Advanced Automation Scenarios

Automating Flashing Operations

Beyond unlocking, pyfastboot can automate flashing custom recoveries, boot images, and system partitions. The methods like device.flash('recovery', 'path/to/recovery.img') or device.flash('boot', 'path/to/boot.img') are your gateway.

# Example: Flashing a custom recovery
# try:
#     print("Flashing custom recovery...")
#     fastboot_device.flash('recovery', 'custom_recovery.img')
#     print("Recovery flashed successfully.")
# except Exception as e:
#     print(f"Error flashing recovery: {e}")

Always ensure the image files (`.img`) are present in the script’s directory or provide the full path.

Handling Multiple Devices

For scenarios involving multiple devices, you can iterate through the list returned by fwc.GetAvailableDevices() and apply your logic to each device object independently or in parallel using multiprocessing.
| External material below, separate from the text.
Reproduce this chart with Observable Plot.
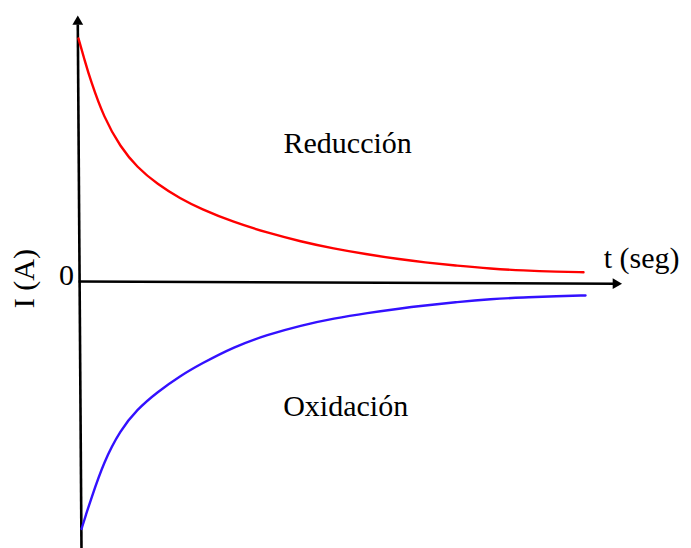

Error Handling and Best Practices

• Robust Error Handling: Always wrap Fastboot commands in `try-except` blocks to gracefully handle disconnections, command failures, or unexpected device states.
• User Feedback: Provide clear print statements to inform the user about the script’s progress, especially for steps requiring manual interaction.
• Timely Delays: Use `time.sleep()` after critical operations like rebooting or flashing to give the device ample time to process commands and stabilize.
• Configuration Files: For complex scripts, externalize device serials, image paths, and other parameters into a configuration file (e.g., JSON, YAML) for easier management.
• Backup Data: Always warn users about potential data loss, especially during bootloader unlocking, and advise them to back up critical data.
• Device-Specific Nuances: Be aware that Fastboot commands can have slight variations or additional requirements depending on the device manufacturer (e.g., some require `fastboot oem unlock` instead of `fastboot flashing unlock`, though the latter is more standard now).

Conclusion

Automating Fastboot procedures with Python and pyfastboot transforms tedious, error-prone manual tasks into efficient, consistent, and scalable operations. From basic OEM unlocking to complex flashing sequences, Python empowers developers and power users to gain deeper, programmatic control over their Android devices. By understanding the core concepts and applying robust scripting practices, you can significantly enhance your workflow and achieve new levels of device customization and management.